**Provided material**
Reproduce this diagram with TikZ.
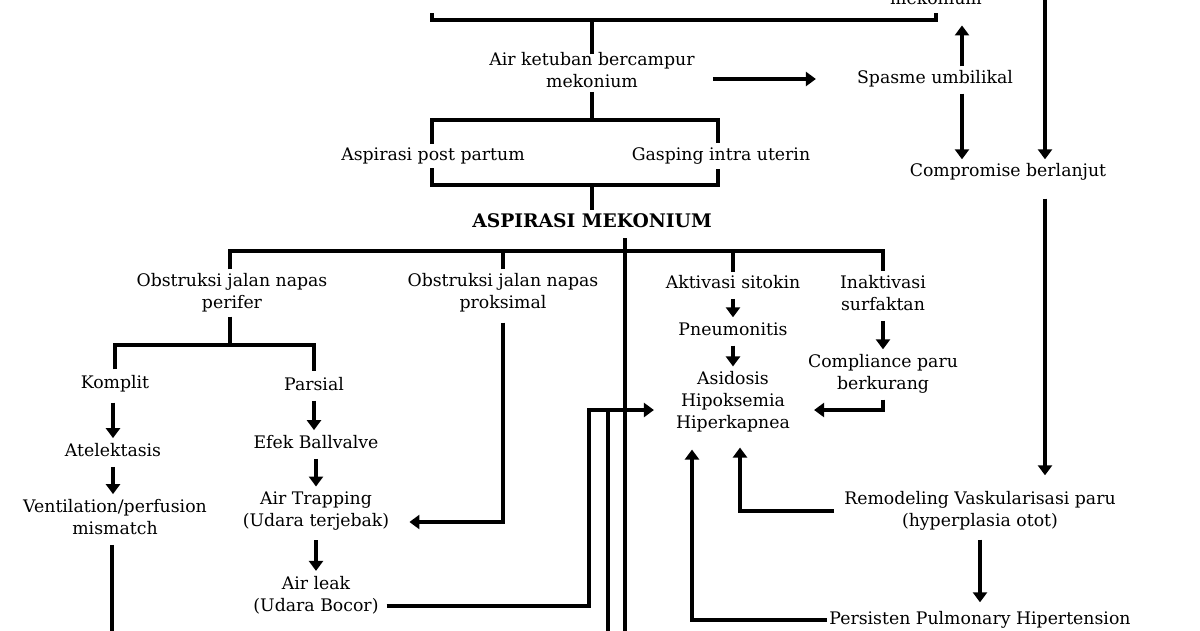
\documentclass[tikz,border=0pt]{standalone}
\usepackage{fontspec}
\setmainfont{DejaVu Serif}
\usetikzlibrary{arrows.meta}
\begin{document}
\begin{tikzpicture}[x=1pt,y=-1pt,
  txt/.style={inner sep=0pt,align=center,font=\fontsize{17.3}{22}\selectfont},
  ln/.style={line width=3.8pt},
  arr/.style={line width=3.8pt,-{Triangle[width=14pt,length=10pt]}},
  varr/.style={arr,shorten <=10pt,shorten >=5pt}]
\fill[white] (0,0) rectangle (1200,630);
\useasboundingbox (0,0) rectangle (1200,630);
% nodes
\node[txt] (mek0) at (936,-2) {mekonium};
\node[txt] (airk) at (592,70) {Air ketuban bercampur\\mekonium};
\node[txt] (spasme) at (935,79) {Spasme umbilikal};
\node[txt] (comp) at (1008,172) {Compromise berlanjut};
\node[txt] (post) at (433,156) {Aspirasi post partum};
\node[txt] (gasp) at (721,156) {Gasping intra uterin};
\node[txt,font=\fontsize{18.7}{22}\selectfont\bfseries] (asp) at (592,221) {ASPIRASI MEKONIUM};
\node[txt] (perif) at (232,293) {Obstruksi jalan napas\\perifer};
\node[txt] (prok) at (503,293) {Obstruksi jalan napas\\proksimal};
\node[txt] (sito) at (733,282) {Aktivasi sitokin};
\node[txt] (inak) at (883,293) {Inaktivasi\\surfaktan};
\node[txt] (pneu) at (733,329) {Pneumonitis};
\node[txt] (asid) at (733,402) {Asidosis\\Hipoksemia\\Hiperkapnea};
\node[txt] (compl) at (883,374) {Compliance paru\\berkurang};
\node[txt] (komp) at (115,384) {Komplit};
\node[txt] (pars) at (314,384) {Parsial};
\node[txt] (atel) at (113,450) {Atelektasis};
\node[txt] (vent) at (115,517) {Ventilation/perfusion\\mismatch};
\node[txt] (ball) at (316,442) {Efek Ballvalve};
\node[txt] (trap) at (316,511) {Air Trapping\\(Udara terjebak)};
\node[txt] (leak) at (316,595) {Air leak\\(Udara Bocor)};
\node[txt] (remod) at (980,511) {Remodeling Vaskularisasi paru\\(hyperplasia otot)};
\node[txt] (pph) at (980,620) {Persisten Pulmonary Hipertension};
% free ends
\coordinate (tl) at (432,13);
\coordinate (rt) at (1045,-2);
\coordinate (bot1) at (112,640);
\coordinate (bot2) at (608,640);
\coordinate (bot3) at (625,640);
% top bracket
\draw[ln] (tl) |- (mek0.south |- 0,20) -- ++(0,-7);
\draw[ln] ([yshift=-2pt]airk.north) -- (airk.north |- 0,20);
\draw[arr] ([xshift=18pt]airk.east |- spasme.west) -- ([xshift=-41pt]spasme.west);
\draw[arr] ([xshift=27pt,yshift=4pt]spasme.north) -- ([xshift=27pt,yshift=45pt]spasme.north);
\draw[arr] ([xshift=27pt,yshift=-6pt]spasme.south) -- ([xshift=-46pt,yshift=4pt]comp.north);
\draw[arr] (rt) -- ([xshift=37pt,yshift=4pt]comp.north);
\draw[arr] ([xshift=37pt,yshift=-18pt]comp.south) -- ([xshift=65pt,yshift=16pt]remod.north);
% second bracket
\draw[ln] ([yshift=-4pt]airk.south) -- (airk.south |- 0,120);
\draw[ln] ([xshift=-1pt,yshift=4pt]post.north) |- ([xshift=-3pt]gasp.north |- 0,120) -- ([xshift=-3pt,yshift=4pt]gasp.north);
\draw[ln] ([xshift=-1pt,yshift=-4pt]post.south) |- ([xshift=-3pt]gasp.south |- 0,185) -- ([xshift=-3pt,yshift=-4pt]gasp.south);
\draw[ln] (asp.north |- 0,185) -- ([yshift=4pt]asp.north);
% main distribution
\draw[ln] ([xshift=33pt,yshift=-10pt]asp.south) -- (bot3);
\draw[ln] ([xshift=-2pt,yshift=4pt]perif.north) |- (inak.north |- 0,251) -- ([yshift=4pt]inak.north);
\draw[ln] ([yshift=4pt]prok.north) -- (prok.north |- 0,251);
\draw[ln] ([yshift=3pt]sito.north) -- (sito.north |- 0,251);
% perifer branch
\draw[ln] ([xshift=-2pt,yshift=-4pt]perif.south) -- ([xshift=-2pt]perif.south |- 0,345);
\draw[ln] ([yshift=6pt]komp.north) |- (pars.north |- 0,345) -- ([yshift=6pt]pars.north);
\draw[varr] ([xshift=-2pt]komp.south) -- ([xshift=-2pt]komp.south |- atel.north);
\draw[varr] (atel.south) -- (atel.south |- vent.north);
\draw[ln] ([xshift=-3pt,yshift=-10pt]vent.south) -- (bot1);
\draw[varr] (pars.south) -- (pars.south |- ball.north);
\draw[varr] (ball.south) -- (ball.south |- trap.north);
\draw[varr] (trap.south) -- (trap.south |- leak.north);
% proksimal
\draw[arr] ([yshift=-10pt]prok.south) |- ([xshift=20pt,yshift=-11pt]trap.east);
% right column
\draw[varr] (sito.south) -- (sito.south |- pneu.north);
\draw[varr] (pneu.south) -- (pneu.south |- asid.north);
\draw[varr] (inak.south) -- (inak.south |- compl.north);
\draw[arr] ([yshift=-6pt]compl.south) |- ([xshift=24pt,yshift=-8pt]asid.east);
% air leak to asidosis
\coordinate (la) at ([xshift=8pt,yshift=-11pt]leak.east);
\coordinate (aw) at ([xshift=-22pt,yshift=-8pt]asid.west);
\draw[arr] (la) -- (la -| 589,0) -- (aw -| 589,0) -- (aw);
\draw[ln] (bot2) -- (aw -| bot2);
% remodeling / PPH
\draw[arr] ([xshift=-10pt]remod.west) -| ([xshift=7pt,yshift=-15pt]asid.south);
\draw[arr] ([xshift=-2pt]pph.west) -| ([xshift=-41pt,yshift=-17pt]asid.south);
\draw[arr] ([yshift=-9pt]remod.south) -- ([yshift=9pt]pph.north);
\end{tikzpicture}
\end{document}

**Aim of the exercise**
Using the data above, print every line exactly, omitting pictures.

**Complete answer**
Reproduce this diagram with TikZ.
\documentclass[tikz,border=0pt]{standalone}
\usepackage{fontspec}
\setmainfont{DejaVu Serif}
\usetikzlibrary{arrows.meta}
\begin{document}
\begin{tikzpicture}[x=1pt,y=-1pt,
  txt/.style={inner sep=0pt,align=center,font=\fontsize{17.3}{22}\selectfont},
  ln/.style={line width=3.8pt},
  arr/.style={line width=3.8pt,-{Triangle[width=14pt,length=10pt]}},
  varr/.style={arr,shorten <=10pt,shorten >=5pt}]
\fill[white] (0,0) rectangle (1200,630);
\useasboundingbox (0,0) rectangle (1200,630);
% nodes
\node[txt] (mek0) at (936,-2) {mekonium};
\node[txt] (airk) at (592,70) {Air ketuban bercampur\\mekonium};
\node[txt] (spasme) at (935,79) {Spasme umbilikal};
\node[txt] (comp) at (1008,172) {Compromise berlanjut};
\node[txt] (post) at (433,156) {Aspirasi post partum};
\node[txt] (gasp) at (721,156) {Gasping intra uterin};
\node[txt,font=\fontsize{18.7}{22}\selectfont\bfseries] (asp) at (592,221) {ASPIRASI MEKONIUM};
\node[txt] (perif) at (232,293) {Obstruksi jalan napas\\perifer};
\node[txt] (prok) at (503,293) {Obstruksi jalan napas\\proksimal};
\node[txt] (sito) at (733,282) {Aktivasi sitokin};
\node[txt] (inak) at (883,293) {Inaktivasi\\surfaktan};
\node[txt] (pneu) at (733,329) {Pneumonitis};
\node[txt] (asid) at (733,402) {Asidosis\\Hipoksemia\\Hiperkapnea};
\node[txt] (compl) at (883,374) {Compliance paru\\berkurang};
\node[txt] (komp) at (115,384) {Komplit};
\node[txt] (pars) at (314,384) {Parsial};
\node[txt] (atel) at (113,450) {Atelektasis};
\node[txt] (vent) at (115,517) {Ventilation/perfusion\\mismatch};
\node[txt] (ball) at (316,442) {Efek Ballvalve};
\node[txt] (trap) at (316,511) {Air Trapping\\(Udara terjebak)};
\node[txt] (leak) at (316,595) {Air leak\\(Udara Bocor)};
\node[txt] (remod) at (980,511) {Remodeling Vaskularisasi paru\\(hyperplasia otot)};
\node[txt] (pph) at (980,620) {Persisten Pulmonary Hipertension};
% free ends
\coordinate (tl) at (432,13);
\coordinate (rt) at (1045,-2);
\coordinate (bot1) at (112,640);
\coordinate (bot2) at (608,640);
\coordinate (bot3) at (625,640);
% top bracket
\draw[ln] (tl) |- (mek0.south |- 0,20) -- ++(0,-7);
\draw[ln] ([yshift=-2pt]airk.north) -- (airk.north |- 0,20);
\draw[arr] ([xshift=18pt]airk.east |- spasme.west) -- ([xshift=-41pt]spasme.west);
\draw[arr] ([xshift=27pt,yshift=4pt]spasme.north) -- ([xshift=27pt,yshift=45pt]spasme.north);
\draw[arr] ([xshift=27pt,yshift=-6pt]spasme.south) -- ([xshift=-46pt,yshift=4pt]comp.north);
\draw[arr] (rt) -- ([xshift=37pt,yshift=4pt]comp.north);
\draw[arr] ([xshift=37pt,yshift=-18pt]comp.south) -- ([xshift=65pt,yshift=16pt]remod.north);
% second bracket
\draw[ln] ([yshift=-4pt]airk.south) -- (airk.south |- 0,120);
\draw[ln] ([xshift=-1pt,yshift=4pt]post.north) |- ([xshift=-3pt]gasp.north |- 0,120) -- ([xshift=-3pt,yshift=4pt]gasp.north);
\draw[ln] ([xshift=-1pt,yshift=-4pt]post.south) |- ([xshift=-3pt]gasp.south |- 0,185) -- ([xshift=-3pt,yshift=-4pt]gasp.south);
\draw[ln] (asp.north |- 0,185) -- ([yshift=4pt]asp.north);
% main distribution
\draw[ln] ([xshift=33pt,yshift=-10pt]asp.south) -- (bot3);
\draw[ln] ([xshift=-2pt,yshift=4pt]perif.north) |- (inak.north |- 0,251) -- ([yshift=4pt]inak.north);
\draw[ln] ([yshift=4pt]prok.north) -- (prok.north |- 0,251);
\draw[ln] ([yshift=3pt]sito.north) -- (sito.north |- 0,251);
% perifer branch
\draw[ln] ([xshift=-2pt,yshift=-4pt]perif.south) -- ([xshift=-2pt]perif.south |- 0,345);
\draw[ln] ([yshift=6pt]komp.north) |- (pars.north |- 0,345) -- ([yshift=6pt]pars.north);
\draw[varr] ([xshift=-2pt]komp.south) -- ([xshift=-2pt]komp.south |- atel.north);
\draw[varr] (atel.south) -- (atel.south |- vent.north);
\draw[ln] ([xshift=-3pt,yshift=-10pt]vent.south) -- (bot1);
\draw[varr] (pars.south) -- (pars.south |- ball.north);
\draw[varr] (ball.south) -- (ball.south |- trap.north);
\draw[varr] (trap.south) -- (trap.south |- leak.north);
% proksimal
\draw[arr] ([yshift=-10pt]prok.south) |- ([xshift=20pt,yshift=-11pt]trap.east);
% right column
\draw[varr] (sito.south) -- (sito.south |- pneu.north);
\draw[varr] (pneu.south) -- (pneu.south |- asid.north);
\draw[varr] (inak.south) -- (inak.south |- compl.north);
\draw[arr] ([yshift=-6pt]compl.south) |- ([xshift=24pt,yshift=-8pt]asid.east);
% air leak to asidosis
\coordinate (la) at ([xshift=8pt,yshift=-11pt]leak.east);
\coordinate (aw) at ([xshift=-22pt,yshift=-8pt]asid.west);
\draw[arr] (la) -- (la -| 589,0) -- (aw -| 589,0) -- (aw);
\draw[ln] (bot2) -- (aw -| bot2);
% remodeling / PPH
\draw[arr] ([xshift=-10pt]remod.west) -| ([xshift=7pt,yshift=-15pt]asid.south);
\draw[arr] ([xshift=-2pt]pph.west) -| ([xshift=-41pt,yshift=-17pt]asid.south);
\draw[arr] ([yshift=-9pt]remod.south) -- ([yshift=9pt]pph.north);
\end{tikzpicture}
\end{document}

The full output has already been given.